The rise of Home Education and what it means for schools

by James Reid03 Mar 2015

The number of children being homeschooled is steadily on the rise, but what does this mean for schools?

Home Education Association (HEA) president, Tamara Kelly, said that the rising trend in homeschooling is not only nationwide, but also a “coming of age” practice.

“The increase in homeschooling certainly is a national trend,” Kelly told The Educator.

Kelly revealed the states with the highest number of homeschooled students are Tasmania, Victoria and Queensland, which has seen a doubling of homeschooled students over the past five years.

While homeschooling is proving to be an increasingly popular option for parents, how much of a threat does this trend pose to the mainstream school system?
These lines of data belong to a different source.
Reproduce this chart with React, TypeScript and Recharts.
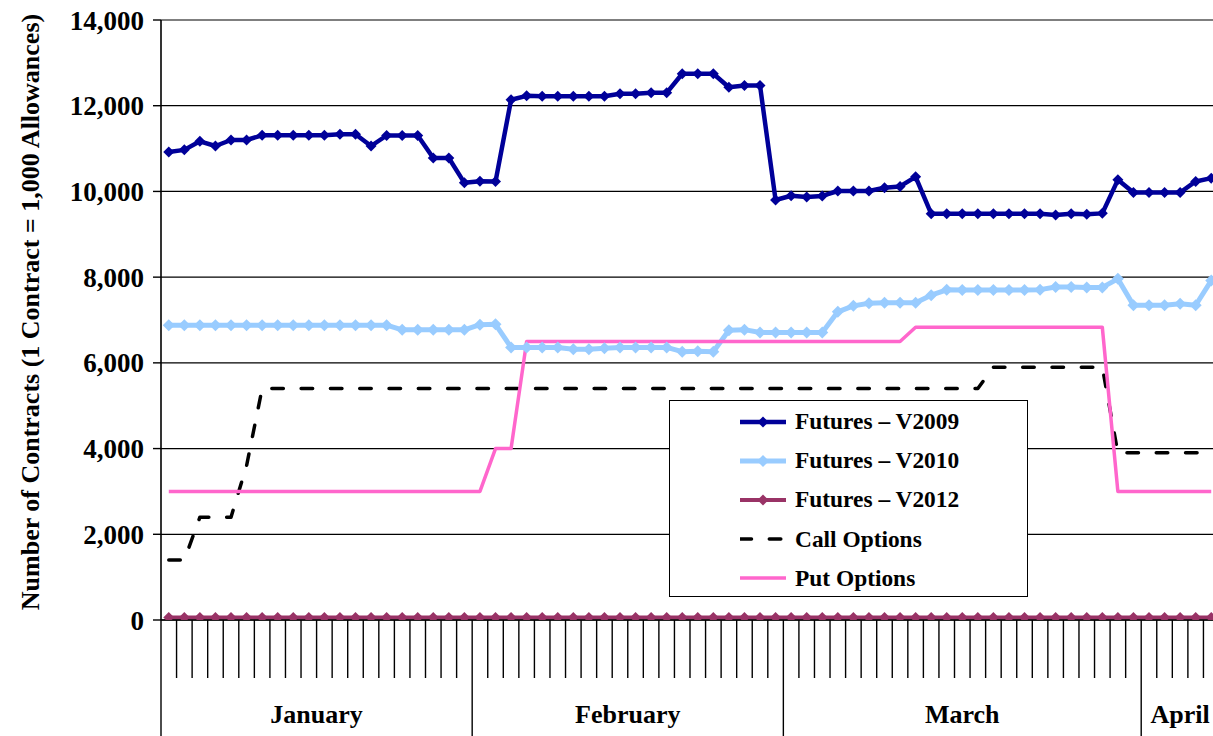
import React from 'react';
import { LineChart, Line, XAxis, YAxis, CartesianGrid, Legend } from 'recharts';

// ---- data ----
const monthNames = ['January', 'February', 'March', 'April'];
const daysPerMonth = [20, 20, 23, 5];

const futuresV2009 = [
  10920, 10970, 11170, 11060, 11200, 11200, 11310, 11310, 11310, 11310,
  11310, 11335, 11335, 11060, 11305, 11305, 11305, 10780, 10780, 10200,
  10240, 10230, 12140, 12230, 12220, 12220, 12220, 12220, 12220, 12280,
  12280, 12300, 12300, 12745, 12745, 12745, 12430, 12470, 12470, 9800,
  9900, 9870, 9895, 10010, 10010, 10010, 10086, 10117, 10340, 9480,
  9480, 9480, 9480, 9480, 9480, 9480, 9480, 9450, 9480, 9465,
  9488, 10270, 9975, 9975, 9975, 9975, 10233, 10310,
];

const futuresV2010 = [
  6880, 6880, 6880, 6880, 6880, 6880, 6880, 6880, 6880, 6880,
  6880, 6880, 6880, 6880, 6880, 6770, 6770, 6770, 6770, 6770,
  6890, 6900, 6360, 6360, 6360, 6360, 6320, 6320, 6340, 6360,
  6360, 6360, 6360, 6260, 6270, 6260, 6760, 6775, 6710, 6710,
  6710, 6710, 6710, 7190, 7330, 7390, 7400, 7400, 7400, 7580,
  7705, 7700, 7700, 7700, 7700, 7700, 7708, 7770, 7770, 7760,
  7760, 7960, 7345, 7345, 7345, 7380, 7345, 7920,
];

const futuresV2012 = [
  60, 60, 60, 60, 60, 60, 60, 60, 60, 60,
  60, 60, 60, 60, 60, 60, 60, 60, 60, 60,
  60, 60, 60, 60, 60, 60, 60, 60, 60, 60,
  60, 60, 60, 60, 60, 60, 60, 60, 60, 60,
  60, 60, 60, 60, 60, 60, 60, 60, 60, 60,
  60, 60, 60, 60, 60, 60, 60, 60, 60, 60,
  60, 60, 60, 60, 60, 60, 60, 60,
];

const callOptions = [
  1400, 1400, 2400, 2400, 2400, 3600, 5400, 5400, 5400, 5400,
  5400, 5400, 5400, 5400, 5400, 5400, 5400, 5400, 5400, 5400,
  5400, 5400, 5400, 5400, 5400, 5400, 5400, 5400, 5400, 5400,
  5400, 5400, 5400, 5400, 5400, 5400, 5400, 5400, 5400, 5400,
  5400, 5400, 5400, 5400, 5400, 5400, 5400, 5400, 5400, 5400,
  5400, 5400, 5400, 5900, 5900, 5900, 5900, 5900, 5900, 5900,
  5900, 3900, 3900, 3900, 3900, 3900, 3900, 3900,
];

const putOptions = [
  3000, 3000, 3000, 3000, 3000, 3000, 3000, 3000, 3000, 3000,
  3000, 3000, 3000, 3000, 3000, 3000, 3000, 3000, 3000, 3000,
  3000, 4000, 4000, 6500, 6500, 6500, 6500, 6500, 6500, 6500,
  6500, 6500, 6500, 6500, 6500, 6500, 6500, 6500, 6500, 6500,
  6500, 6500, 6500, 6500, 6500, 6500, 6500, 6500, 6830, 6830,
  6830, 6830, 6830, 6830, 6830, 6830, 6830, 6830, 6830, 6830,
  6830, 3000, 3000, 3000, 3000, 3000, 3000, 3000,
];

const yTicks = [0, 2000, 4000, 6000, 8000, 10000, 12000, 14000];
const yAxisTitle = 'Number of Contracts (1 Contract = 1,000 Allowances)';

type Series = {
  key: string;
  name: string;
  color: string;
  width: number;
  marker: number;
  dash?: string;
};

const series: Series[] = [
  { key: 'v2009', name: 'Futures \u2013 V2009', color: '#000099', width: 4.5, marker: 5.5 },
  { key: 'v2010', name: 'Futures \u2013 V2010', color: '#99CCFF', width: 5, marker: 6 },
  { key: 'v2012', name: 'Futures \u2013 V2012', color: '#993366', width: 4, marker: 5.5 },
  { key: 'call', name: 'Call Options', color: '#000000', width: 3.5, marker: 0, dash: '11.5 17.8' },
  { key: 'put', name: 'Put Options', color: '#FF66CC', width: 3.5, marker: 0 },
];

// ---- derived table ----
const data = futuresV2009.map((v, i) => ({
  i,
  v2009: v,
  v2010: futuresV2010[i],
  v2012: futuresV2012[i],
  call: callOptions[i],
  put: putOptions[i],
}));

const nDays = data.length;
const monthStarts: number[] = [];
daysPerMonth.reduce((acc, n) => {
  monthStarts.push(acc);
  return acc + n;
}, 0);
const monthBoundaries = [...monthStarts.map((s) => s - 0.5), nDays - 0.5];
const monthCenters = monthStarts.map((s, k) => s - 0.5 + daysPerMonth[k] / 2);
const dayBoundaries = data.map((d) => d.i - 0.5).concat([nDays - 0.5]);

const FONT = '"Liberation Serif", "Times New Roman", Times, serif';
const DAY_AXIS_H = 58;
const MONTH_AXIS_H = 58;

const diamond = (cx: number, cy: number, r: number) =>
  `M${cx},${cy - r} L${cx + r},${cy} L${cx},${cy + r} L${cx - r},${cy} Z`;

const makeDot = (s: Series) => (props: any) => {
  const { cx, cy, index } = props;
  if (cx == null || cy == null) return <g key={`e-${s.key}-${index}`} />;
  return <path key={`d-${s.key}-${index}`} d={diamond(cx, cy, s.marker)} fill={s.color} />;
};

const DayTick = (props: any) => {
  const { x, y, payload } = props;
  const long = monthBoundaries.some((b) => Math.abs(b - payload.value) < 1e-6);
  return (
    <line
      x1={x}
      y1={y}
      x2={x}
      y2={y + (long ? DAY_AXIS_H + MONTH_AXIS_H : DAY_AXIS_H)}
      stroke="#000"
      strokeWidth={1.4}
    />
  );
};

const MonthTick = (props: any) => {
  const { x, y, payload } = props;
  const k = monthCenters.findIndex((c) => Math.abs(c - payload.value) < 1e-6);
  return (
    <text
      x={x}
      y={y + 45}
      textAnchor="middle"
      fontFamily={FONT}
      fontWeight="bold"
      fontSize={26}
      fill="#000"
    >
      {k >= 0 ? monthNames[k] : ''}
    </text>
  );
};

const YTitle = (props: any) => {
  const vb = props.viewBox || { x: 0, y: 0, width: 0, height: 0 };
  const cx = vb.x + 30;
  const cy = vb.y + vb.height / 2 - 8;
  return (
    <text
      x={cx}
      y={cy}
      transform={`rotate(-90, ${cx}, ${cy})`}
      textAnchor="middle"
      dominantBaseline="central"
      fontFamily={FONT}
      fontWeight="bold"
      fontSize={26}
      fill="#000"
    >
      {yAxisTitle}
    </text>
  );
};

const LegendBox = () => (
  <div
    style={{
      width: 359,
      height: 197,
      boxSizing: 'border-box',
      border: '1px solid #000',
      background: '#fff',
      paddingTop: 1,
    }}
  >
    {series.map((s) => (
      <div key={s.key} style={{ display: 'flex', alignItems: 'center', height: 39.2 }}>
        <svg width={46} height={20} style={{ marginLeft: 70, display: 'block' }}>
          <line
            x1={0}
            y1={10}
            x2={46}
            y2={10}
            stroke={s.color}
            strokeWidth={s.width}
            strokeDasharray={s.dash}
            strokeLinecap={s.dash ? 'round' : 'butt'}
          />
          {s.marker > 0 && <path d={diamond(23, 10, s.marker)} fill={s.color} />}
        </svg>
        <span
          style={{
            marginLeft: 9,
            fontFamily: FONT,
            fontWeight: 'bold',
            fontSize: 23.4,
            color: '#000',
            whiteSpace: 'nowrap',
          }}
        >
          {s.name}
        </span>
      </div>
    ))}
  </div>
);

export default function App() {
  return (
    <div
      style={{
        position: 'absolute',
        left: 0,
        top: 0,
        width: 1213,
        height: 736,
        overflow: 'hidden',
        background: '#fff',
      }}
    >
      <LineChart
        width={1219}
        height={736}
        data={data}
        margin={{ top: 20, right: 0, bottom: 0, left: 0 }}
      >
        <CartesianGrid horizontal vertical={false} stroke="#000" strokeWidth={1.2} />
        <XAxis
          dataKey="i"
          type="number"
          domain={[-0.5, nDays - 0.5]}
          allowDataOverflow
          ticks={dayBoundaries}
          interval={0}
          height={DAY_AXIS_H}
          tickSize={0}
          tickMargin={0}
          tickLine={false}
          axisLine={{ stroke: '#000', strokeWidth: 1.4 }}
          tick={<DayTick />}
        />
        <XAxis
          xAxisId="month"
          dataKey="i"
          type="number"
          domain={[-0.5, nDays - 0.5]}
          allowDataOverflow
          ticks={monthCenters}
          interval={0}
          height={MONTH_AXIS_H}
          tickSize={0}
          tickMargin={0}
          tickLine={false}
          axisLine={false}
          tick={<MonthTick />}
        />
        <YAxis
          width={161}
          domain={[0, 14000]}
          ticks={yTicks}
          interval={0}
          allowDataOverflow
          tickSize={8}
          tickMargin={9}
          axisLine={{ stroke: '#000', strokeWidth: 1.6 }}
          tickLine={{ stroke: '#000', strokeWidth: 1.4 }}
          tick={{ fill: '#000', fontSize: 27, fontFamily: FONT, fontWeight: 'bold' }}
          tickFormatter={(v: number) => v.toLocaleString('en-US')}
          label={<YTitle />}
        />
        {series.map((s) => (
          <Line
            key={s.key}
            dataKey={s.key}
            name={s.name}
            type="linear"
            stroke={s.color}
            strokeWidth={s.width}
            strokeDasharray={s.dash}
            strokeLinecap={s.dash ? 'round' : 'butt'}
            strokeLinejoin="round"
            dot={s.marker > 0 ? makeDot(s) : false}
            activeDot={false}
            isAnimationActive={false}
          />
        ))}
        <Legend
          layout="vertical"
          align="center"
          verticalAlign="middle"
          content={<LegendBox />}
          wrapperStyle={{ left: 669, top: 400, width: 359, height: 197, margin: 0 }}
        />
      </LineChart>
    </div>
  );
}
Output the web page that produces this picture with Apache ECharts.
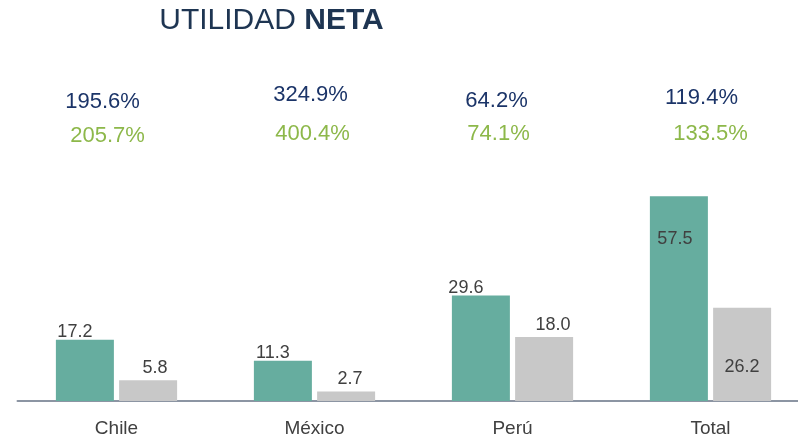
<!DOCTYPE html>
<html>
<head>
<meta charset="utf-8">
<script src="https://cdn.jsdelivr.net/npm/echarts@6/dist/echarts.min.js"></script>
<style>
  html, body { margin: 0; padding: 0; background: #fff; }
  #main { width: 798px; height: 441px; }
</style>
</head>
<body>
<div id="main"></div>
<script>
// data
const categories = ['Chile', 'México', 'Perú', 'Total'];
const actual = [17.2, 11.3, 29.6, 57.5];
const anterior = [5.8, 2.7, 18.0, 26.2];
const varNavy = [195.6, 324.9, 64.2, 119.4];
const varGreen = [205.7, 400.4, 74.1, 133.5];

// label placement tweaks (layout only)
const tealLabelDx = [-10, -10, -15, -4];
const grayLabelDx = [7, 4, 9, 0];
const navyDx = [-14, -4, -16, -9];
const navyY = [102, 95, 101, 98];
const greenDx = [-9, -2, -14, 0];
const greenY = [135, 133, 133, 133];

const TEAL = '#66ad9f';
const GRAY = '#c8c8c8';
const NAVY = '#1b3468';
const GREEN = '#8db84a';
const TXT = '#404040';
const FONT = 'Liberation Sans, Arial, sans-serif';

const chart = echarts.init(document.getElementById('main'));

function tealData() {
  return actual.map((v, i) => {
    const inside = i === 3;
    return {
      value: v,
      label: inside
        ? { position: 'insideTop', distance: 34, offset: [tealLabelDx[i], 0] }
        : { position: 'top', distance: -1, offset: [tealLabelDx[i], 0] }
    };
  });
}

function grayData() {
  return anterior.map((v, i) => {
    const inside = i === 3;
    return {
      value: v,
      label: inside
        ? { position: 'insideBottom', distance: 25, offset: [grayLabelDx[i], 0] }
        : { position: 'top', distance: 3, offset: [grayLabelDx[i], 0] }
    };
  });
}

chart.setOption({
  animation: false,
  textStyle: { fontFamily: FONT },
  grid: { left: 17.5, right: -11.5, top: 116, bottom: 40,
    containLabel: false, outerBoundsMode: 'none' },
  xAxis: {
    type: 'category',
    data: categories,
    axisLine: { lineStyle: { color: '#8c95a3', width: 2 } },
    axisTick: { show: false },
    axisLabel: { color: TXT, fontSize: 19, margin: 18, fontFamily: FONT }
  },
  yAxis: {
    type: 'value', min: 0, max: 80,
    show: false,
    splitLine: { show: false }
  },
  series: [
    {
      name: 'actual', type: 'bar', data: tealData(),
      barWidth: 58, barGap: '9%',
      itemStyle: { color: TEAL },
      label: { show: true, color: TXT, fontSize: 18, fontFamily: FONT,
        formatter: p => p.value.toFixed(1) }
    },
    {
      name: 'anterior', type: 'bar', data: grayData(),
      barWidth: 58,
      itemStyle: { color: GRAY },
      label: { show: true, color: TXT, fontSize: 18, fontFamily: FONT,
        formatter: p => p.value.toFixed(1) }
    }
  ]
});

// title and variation percentages, placed from the category axis
const elements = [{
  type: 'text',
  x: 271.5, y: 21,
  style: {
    text: '{r|UTILIDAD }{b|NETA}',
    align: 'center', verticalAlign: 'middle',
    rich: {
      r: { fontSize: 30, fill: '#1e3552', fontFamily: FONT },
      b: { fontSize: 30, fill: '#1e3552', fontWeight: 'bold', fontFamily: FONT }
    }
  }
}];

categories.forEach((c, i) => {
  const cx = chart.convertToPixel({ xAxisIndex: 0 }, c);
  elements.push({
    type: 'text', x: cx + navyDx[i], y: navyY[i],
    style: { text: varNavy[i].toFixed(1) + '%', fill: NAVY, fontSize: 22,
      fontFamily: FONT, align: 'center', verticalAlign: 'middle' }
  });
  elements.push({
    type: 'text', x: cx + greenDx[i], y: greenY[i] + 1,
    style: { text: varGreen[i].toFixed(1) + '%', fill: GREEN, fontSize: 22,
      fontFamily: FONT, align: 'center', verticalAlign: 'middle' }
  });
});

chart.setOption({ graphic: elements });
</script>
</body>
</html>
Despite the figures, Kelly does not believe the rise in Home Education (HE) constitutes any threat to mainstream education. Rather, she says, HE is a “source of support” as it allows some of the pressure to be released from schools.

Similarly, advancements in Distance Education (DE), which Kelly cites as a “more significant” trend, serve to take the load off classrooms which may otherwise be overcrowded and under-resourced.

“Up to 7,711 students are registered in QLD DE schools. Many come from interstate as the schools have a mandate to accept all enrolments, and there are an unknown number in the private colleges,” Kelly said.

The introduction of “virtual classrooms” such as the one in Nossal High School, Victoria (which recently gave Year 9-12 students the option of studying from home), is one such example.

Nossal High School’s initial trial was successful and will be expanded to three days this year.

Kelly said that the use of data to measure the trend shows that homeschooling is “coming of age”.

“Homeschooling is really coming of age now there has been a good 20 years’ worth of data gathered and the results are not what everyone expects!”

As for the benefits of HE over traditional schooling, Kelly pointed out important environmental factors which she feels contribute to a better learning experience.

“The greatest benefits to homeschooling are that it provides a relaxed environment for your child to learn in, and it allows parents to be able to follow the child’s interests,” Kelly said.

“Learning through your interests is far more effective than having instructions pushed down your throat.”